The choice of **168 hours** as the sequence length corresponds to one full week of historical data, allowing the model to capture **weekly seasonal patterns** such as differences between weekdays and weekends, as well as weather-driven fluctuations. This length provides sufficient context to detect **trends, seasonal fluctuations, and anomalies** while balancing **information richness and computational efficiency**. Longer sequences could increase computational cost with diminishing returns, making 168 hours an optimal choice for many applications. Additionally, it aligns with practical considerations in energy markets, where weekly cycles are significant in forecasting power consumption.

In [14]:
# Prepare input data to NN: no forecasted variables included
include_forecast = False

target_col = 'power_consumption'
forecast_cols = ['temp'] # Choose between: ['temp'], [col for col in df.columns if col not in target_col]
window_length = 168  # 7 days
forecast_horizon = 24  # 24 hours

X_train, y_train, timestamps_train = prepare_features(train, target_col, forecast_cols, window_length, forecast_horizon, include_forecast)
X_test, y_test, timestamps_test = prepare_features(test, target_col, forecast_cols, window_length, forecast_horizon, include_forecast)

In [15]:
# Save input data to NN
file_path = os.path.join(current_directory, 'data_augmented/X_train.npy')
np.save(file_path, X_train)
file_path = os.path.join(current_directory, 'data_augmented/y_train.npy')
np.save(file_path, y_train)
file_path = os.path.join(current_directory, 'data_augmented/timestamps_train.csv')
timestamps_train.to_series().to_csv(file_path, index=False) 
file_path = os.path.join(current_directory, 'data_augmented/X_test.npy')
np.save(file_path, X_test)
file_path = os.path.join(current_directory, 'data_augmented/y_test.npy')
np.save(file_path, y_test)
file_path = os.path.join(current_directory, 'data_augmented/timestamps_test.csv')
timestamps_test.to_series().to_csv(file_path, index=False) 

In [16]:
# Prepare input data to NN: forecasted variables included
include_forecast = True

X_train, y_train, timestamps_train = prepare_features(train, target_col, forecast_cols, window_length, forecast_horizon, include_forecast)
X_test, y_test, timestamps_test = prepare_features(test, target_col, forecast_cols, window_length, forecast_horizon, include_forecast)

In [17]:
# Save input data to NN
file_path = os.path.join(current_directory, 'data_augmented/X_train_include_forecast.npy')
np.save(file_path, X_train)
file_path = os.path.join(current_directory, 'data_augmented/X_test_include_forecast.npy')
np.save(file_path, X_test)

### Metrics to Evaluate Prediction Accuracy

The evaluation of prediction accuracy is performed with multiple metrics, as each highlights different aspects of model performance. 
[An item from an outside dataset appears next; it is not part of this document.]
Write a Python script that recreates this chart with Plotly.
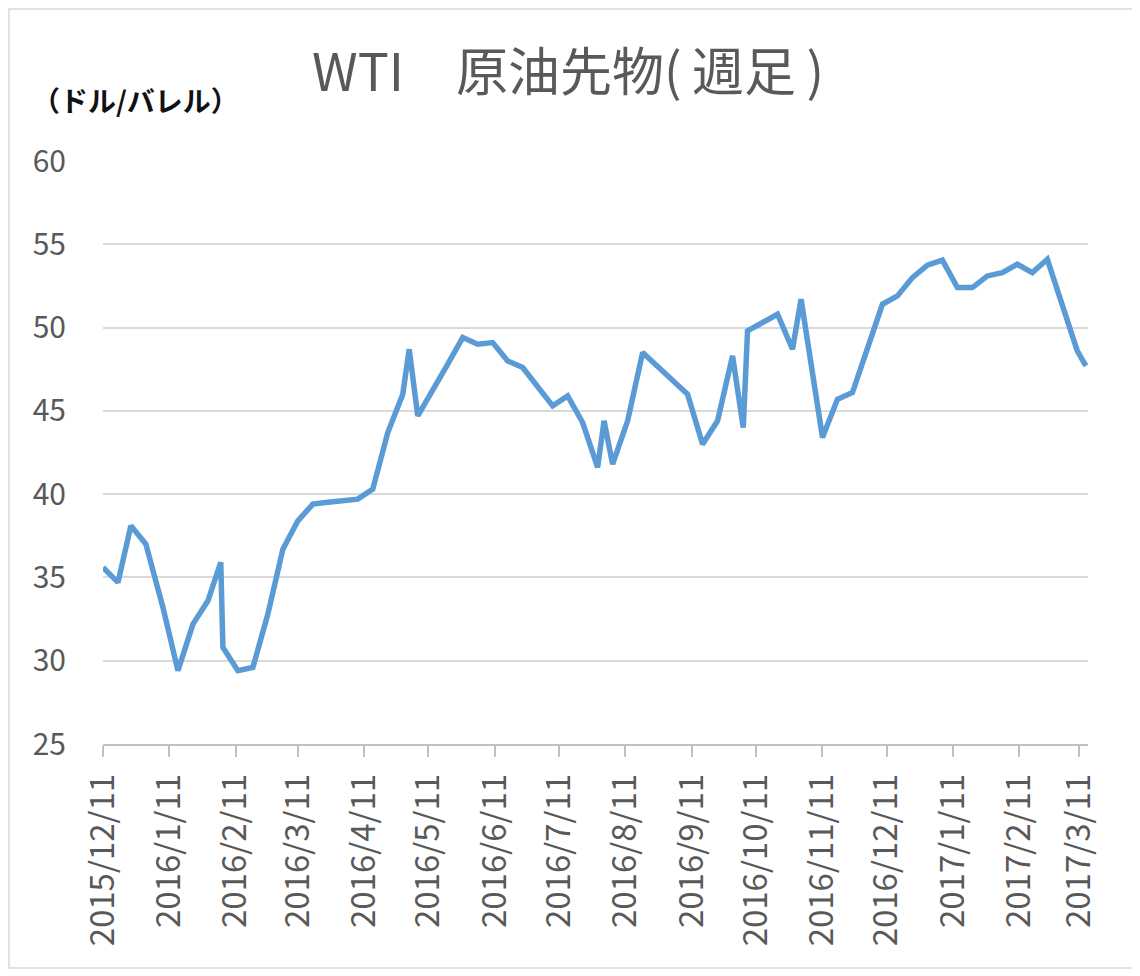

1. **Root Mean Squared Error (RMSE)**  
   $$
   \text{RMSE} = \sqrt{\frac{1}{n} \sum_{i=1}^n (\hat{y}_i - y_i)^2}
   $$
   - Sensitive to large errors (penalizes outliers).  
   - Captures the overall accuracy but is non-robust to extreme values.
     

2. **Mean Absolute Error (MAE)**  
   $$
   \text{MAE} = \frac{1}{n} \sum_{i=1}^n |\hat{y}_i - y_i|
   $$  
   - Treats all errors equally.  
   - Provides a robust measure of the average error magnitude.

  
3. **Maximum Error (ME)**  
   $$
   \text{ME} = \max(|\hat{y}_i - y_i|)
   $$  
   - Highlights the largest deviation, capturing extreme behavior.

  
4. **Mean Absolute Percentage Error (MAPE)**  
   $$
   \text{MAPE} = \frac{100}{n} \sum_{i=1}^n \left| \frac{\hat{y}_i - y_i}{y_i} \right|
   $$  
   - Expresses errors as a percentage, providing relative interpretability.  
   - Sensitive to small actual values.

These metrics together offer a holistic evaluation of a model, balancing overall accuracy, robustness, and sensitivity to extreme deviations.

In [19]:
errors = pd.DataFrame(columns = ['RMSE', 'MAE', 'ME', 'MAPE'])
file_path = os.path.join(current_directory, 'results/errors.csv')
errors.to_csv(file_path)

### Metrics to evaluate uncertainty of predictions 

The predictions uncertainty is quantified with the metrics PICP and PINAW. 

1. **Prediction Interval Coverage Probability (PICP)**:
   - Measures the percentage of true values captured within the prediction intervals.
   - A high PICP (e.g., 95%) indicates well-calibrated intervals.
   - Too low: Intervals miss actual values (underestimating uncertainty).
   - Too high: Intervals are overly wide (too conservative).

2. **Prediction Interval Normalized Average Width (PINAW)**:
   - Quantifies the average width of prediction intervals relative to the range of true values.
   - A low PINAW means the intervals are narrow (sharp).
   - Too narrow: Risk of poor coverage (low PICP).
   - Too wide: Excessive conservatism, reducing utility.

The goal is to balance **PICP** (coverage) and **PINAW** (sharpness) to create reliable and efficient prediction intervals.

In [21]:
uncertainty_evaluation = pd.DataFrame(columns = ['PICP', 'PINAW'])
file_path = os.path.join(current_directory, 'results/uncertainty_evaluation.csv')
uncertainty_evaluation.to_csv(file_path)